According to Thamires Lima, an assistant research professor at Drexel's College of Engineering, liquids will reach a point of "critical stress" where they fracture like a solid when pulled apart with enough force per area. This phenomenon is believed to apply to all simple liquids, including water and oil.
Discovery Details
The unexpected observation occurred during extensional rheology tests, which measure the force required to make a liquid flow. Researchers noticed that tar-like liquids separated with a sudden snap rather than exhibiting typical thinning behavior. High-speed camera footage showed a behavior similar to brittle fracture in solid materials, a phenomenon not previously observed in simple liquids.
Critical Stress and Viscosity
The initial liquids observed fracturing were tar-like hydrocarbon blends, which fractured at a critical stress of 2 megaPascals. Subsequent tests with styrene oligomer, a simple liquid with similar viscosity, showed fracturing at the same stretching rate.
Further experiments at varying temperatures, which altered viscosity, revealed that each viscosity level had a unique stretching rate that induced fracturing, always proportional to the 2 megaPascal critical stress point.

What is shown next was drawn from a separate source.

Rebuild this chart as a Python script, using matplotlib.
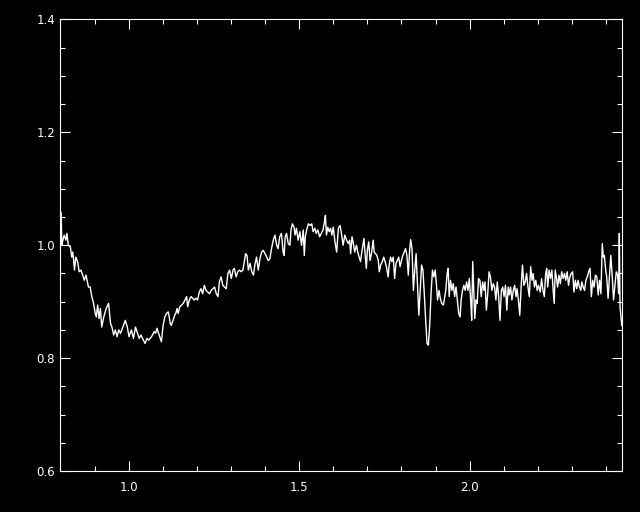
import matplotlib
matplotlib.use('agg')
import matplotlib.pyplot as plt
from matplotlib.ticker import MultipleLocator

# spectrum, in segments (wavelength, flux)
x_a = [0.801, 0.802, 0.804, 0.807, 0.811, 0.816, 0.819, 0.823, 0.829, 0.833, 0.836, 0.839,
       0.841, 0.845, 0.850, 0.855, 0.860, 0.865, 0.870, 0.875, 0.882, 0.887, 0.892, 0.897,
       0.902, 0.905, 0.909, 0.913, 0.917, 0.921, 0.927, 0.934, 0.941, 0.947, 0.951, 0.956,
       0.961, 0.966, 0.971, 0.976, 0.983, 0.990, 0.996, 1.001, 1.008, 1.014, 1.020, 1.026,
       1.031, 1.036, 1.043, 1.048, 1.054, 1.059, 1.067, 1.075, 1.079, 1.083]
y_a = [1.059, 1.055, 1.000, 1.009, 1.018, 1.009, 1.021, 1.000, 0.997, 0.979, 0.988, 0.971,
       0.956, 0.979, 0.971, 0.953, 0.956, 0.947, 0.938, 0.947, 0.926, 0.926, 0.909, 0.897,
       0.879, 0.873, 0.894, 0.870, 0.888, 0.855, 0.873, 0.888, 0.897, 0.861, 0.855, 0.841,
       0.850, 0.838, 0.850, 0.844, 0.855, 0.867, 0.855, 0.838, 0.850, 0.835, 0.855, 0.844,
       0.835, 0.841, 0.832, 0.826, 0.835, 0.832, 0.838, 0.847, 0.844, 0.853]

x_b = [1.086, 1.091, 1.096, 1.101, 1.106, 1.111, 1.116, 1.119, 1.122, 1.125, 1.130, 1.135,
       1.138, 1.142, 1.145, 1.150, 1.155, 1.160, 1.165, 1.170, 1.173, 1.178, 1.183, 1.188,
       1.192, 1.197, 1.202, 1.207, 1.212, 1.217, 1.222, 1.227, 1.232, 1.237, 1.242, 1.247,
       1.252, 1.257, 1.262, 1.266, 1.271, 1.276, 1.281, 1.286, 1.291, 1.296, 1.301, 1.306,
       1.310, 1.315, 1.320, 1.325, 1.330, 1.335, 1.339, 1.343, 1.347, 1.351, 1.356, 1.361,
       1.366]
y_b = [0.847, 0.838, 0.829, 0.858, 0.873, 0.879, 0.882, 0.873, 0.861, 0.858, 0.867, 0.876,
       0.879, 0.888, 0.879, 0.891, 0.894, 0.897, 0.903, 0.909, 0.891, 0.903, 0.909, 0.906,
       0.903, 0.906, 0.903, 0.917, 0.923, 0.914, 0.929, 0.920, 0.917, 0.914, 0.920, 0.923,
       0.926, 0.914, 0.909, 0.935, 0.944, 0.929, 0.926, 0.923, 0.950, 0.956, 0.941, 0.956,
       0.959, 0.944, 0.953, 0.956, 0.953, 0.956, 0.971, 0.985, 0.982, 0.956, 0.968, 0.953,
       0.947]

x_c = [1.370, 1.375, 1.380, 1.385, 1.390, 1.395, 1.400, 1.405, 1.409, 1.414, 1.419, 1.424,
       1.429, 1.434, 1.438, 1.443, 1.448, 1.453, 1.456, 1.459, 1.463, 1.468, 1.473, 1.476,
       1.480, 1.485, 1.488, 1.492, 1.497, 1.502, 1.507, 1.512, 1.515, 1.518, 1.522, 1.527,
       1.532, 1.537, 1.541, 1.546, 1.550, 1.555, 1.560, 1.565, 1.570, 1.574, 1.577, 1.580,
       1.584, 1.588, 1.592, 1.596, 1.600, 1.605, 1.610, 1.615, 1.620, 1.624, 1.629, 1.634,
       1.639, 1.644]
y_c = [0.965, 0.979, 0.956, 0.976, 0.988, 0.991, 0.985, 0.979, 0.973, 0.976, 0.994, 1.009,
       1.018, 1.000, 0.994, 1.015, 1.021, 0.988, 0.982, 1.015, 1.021, 1.003, 1.000, 1.027,
       1.038, 1.032, 1.018, 1.030, 1.009, 1.024, 1.000, 1.027, 0.982, 1.015, 1.027, 1.038,
       1.035, 1.038, 1.024, 1.030, 1.021, 1.027, 1.015, 1.021, 1.027, 1.041, 1.053, 1.018,
       1.032, 1.024, 1.030, 1.018, 1.032, 1.006, 0.988, 1.030, 1.035, 1.021, 1.000, 1.018,
       1.009, 1.003]

x_d = [1.648, 1.651, 1.655, 1.659, 1.663, 1.668, 1.673, 1.676, 1.680, 1.683, 1.687, 1.690,
       1.694, 1.697, 1.700, 1.704, 1.708, 1.712, 1.717, 1.720, 1.724, 1.728, 1.732, 1.735,
       1.739, 1.744, 1.748, 1.752, 1.756, 1.761, 1.764, 1.768, 1.772, 1.776, 1.780, 1.784,
       1.788, 1.792, 1.796, 1.800, 1.804, 1.808, 1.812, 1.816, 1.820, 1.824, 1.827, 1.831,
       1.835, 1.839, 1.843, 1.847, 1.851, 1.855, 1.859, 1.863, 1.867, 1.871, 1.875, 1.879,
       1.883, 1.887, 1.891, 1.895, 1.899, 1.902, 1.906, 1.910, 1.914, 1.918, 1.923]
y_d = [1.009, 0.985, 1.015, 1.003, 0.988, 1.000, 0.985, 0.979, 0.971, 0.985, 1.000, 1.012,
       0.979, 0.959, 0.991, 1.006, 0.973, 0.985, 1.009, 0.988, 0.985, 0.982, 0.973, 0.953,
       0.965, 0.971, 0.979, 0.971, 0.962, 0.944, 0.965, 0.979, 0.971, 0.979, 0.941, 0.968,
       0.973, 0.979, 0.962, 0.973, 0.982, 0.988, 0.994, 0.982, 0.947, 0.991, 1.010, 0.994,
       0.920, 0.956, 0.985, 0.932, 0.876, 0.920, 0.965, 0.956, 0.914, 0.867, 0.826, 0.823,
       0.861, 0.917, 0.956, 0.944, 0.956, 0.935, 0.903, 0.920, 0.906, 0.897, 0.894]

x_e = [1.930, 1.934, 1.937, 1.940, 1.944, 1.948, 1.952, 1.956, 1.960, 1.964, 1.968, 1.972,
       1.975, 1.979, 1.983, 1.987, 1.991, 1.995, 1.999, 2.003, 2.006, 2.009, 2.012, 2.015,
       2.019, 2.022, 2.026, 2.030, 2.034, 2.038, 2.042, 2.045, 2.049, 2.053, 2.057, 2.061,
       2.065, 2.069, 2.073, 2.077, 2.081, 2.085, 2.089, 2.093, 2.097, 2.101, 2.105, 2.109,
       2.113, 2.116, 2.120, 2.124, 2.128, 2.132, 2.136, 2.139, 2.143, 2.147, 2.151, 2.155,
       2.159, 2.163, 2.167, 2.171, 2.175, 2.179, 2.183, 2.186, 2.190, 2.194, 2.198, 2.202]
y_e = [0.920, 0.950, 0.959, 0.909, 0.938, 0.920, 0.932, 0.909, 0.926, 0.903, 0.879, 0.873,
       0.903, 0.920, 0.929, 0.920, 0.935, 0.920, 0.941, 0.903, 0.867, 0.971, 0.920, 0.870,
       0.903, 0.897, 0.941, 0.938, 0.909, 0.935, 0.920, 0.935, 0.885, 0.914, 0.953, 0.944,
       0.920, 0.932, 0.926, 0.903, 0.935, 0.909, 0.867, 0.920, 0.926, 0.909, 0.929, 0.885,
       0.926, 0.912, 0.926, 0.903, 0.920, 0.929, 0.909, 0.923, 0.903, 0.876, 0.926, 0.965,
       0.929, 0.935, 0.950, 0.926, 0.909, 0.962, 0.938, 0.950, 0.926, 0.938, 0.920, 0.929]

x_f = [2.207, 2.211, 2.215, 2.219, 2.223, 2.226, 2.229, 2.233, 2.237, 2.241, 2.245, 2.248,
       2.251, 2.255, 2.258, 2.262, 2.266, 2.270, 2.274, 2.278, 2.282, 2.286, 2.290, 2.294,
       2.298, 2.302, 2.306, 2.310, 2.314, 2.318, 2.322, 2.326, 2.329, 2.333, 2.337, 2.341,
       2.345, 2.349, 2.353, 2.357, 2.361, 2.365, 2.369, 2.373, 2.377, 2.381, 2.385, 2.389,
       2.392, 2.395, 2.399, 2.402, 2.406, 2.410, 2.414, 2.418, 2.422, 2.426, 2.430, 2.434,
       2.437, 2.439, 2.441, 2.443, 2.446]
y_f = [0.917, 0.941, 0.920, 0.909, 0.950, 0.959, 0.926, 0.956, 0.941, 0.956, 0.920, 0.897,
       0.956, 0.941, 0.926, 0.947, 0.932, 0.953, 0.941, 0.950, 0.938, 0.953, 0.929, 0.944,
       0.950, 0.953, 0.917, 0.938, 0.923, 0.938, 0.926, 0.920, 0.935, 0.926, 0.920, 0.938,
       0.944, 0.953, 0.959, 0.909, 0.938, 0.926, 0.947, 0.944, 0.912, 0.938, 0.914, 1.003,
       0.979, 0.982, 0.956, 0.944, 0.906, 0.944, 0.982, 0.947, 0.903, 0.929, 0.953, 0.947,
       0.914, 1.021, 0.891, 0.879, 0.858]

wave = x_a + x_b + x_c + x_d + x_e + x_f
flux = y_a + y_b + y_c + y_d + y_e + y_f

fig = plt.figure(figsize=(6.4, 5.12), dpi=100, facecolor='black')
ax = fig.add_axes([0.0945, 0.080, 0.878, 0.882])
ax.set_facecolor('black')

ax.plot(wave, flux, color='white', lw=1.0)

ax.set_xlim(0.8, 2.448)
ax.set_ylim(0.6, 1.4)
ax.xaxis.set_major_locator(MultipleLocator(0.5))
ax.xaxis.set_minor_locator(MultipleLocator(0.1))
ax.yaxis.set_major_locator(MultipleLocator(0.2))
ax.yaxis.set_minor_locator(MultipleLocator(0.05))
ax.xaxis.set_major_formatter(plt.FormatStrFormatter('%.1f'))
ax.yaxis.set_major_formatter(plt.FormatStrFormatter('%.1f'))

for s in ax.spines.values():
    s.set_color('white')
    s.set_linewidth(0.8)
ax.tick_params(which='both', direction='in', colors='white', top=True, right=True, width=0.8)
ax.tick_params(which='major', length=7, labelsize=8.5)
ax.tick_params(axis='x', which='major', pad=7)
ax.tick_params(axis='y', which='major', pad=4)
ax.tick_params(which='minor', length=3.5)

plt.savefig('out.png', dpi=100, facecolor='black')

This indicates viscosity plays a key role in the solid-like fracturing behavior.
Implications for Fluid Dynamics
Historically, fracturing has been associated with elasticity, a material's ability to store stress. Simple liquids, in their liquid state, typically lack a dominant elastic mechanism and flow rather than break.
This new finding challenges the previous understanding that fracturing is restricted to elastic materials. The team's comparison of oligomer styrene liquid to its polymer liquid counterpart suggested that elasticity does not play a role in simple liquid fracture, as both broke at similar critical stress points. This implies the phenomenon may be broadly applicable across various liquids.
Future Research
The research team plans to continue investigating the physical mechanisms behind liquid fracture, with early indications suggesting a potential link to cavitation. Understanding this phenomenon could have significant applications in areas like hydraulics, 3D printing, and fiber spinning.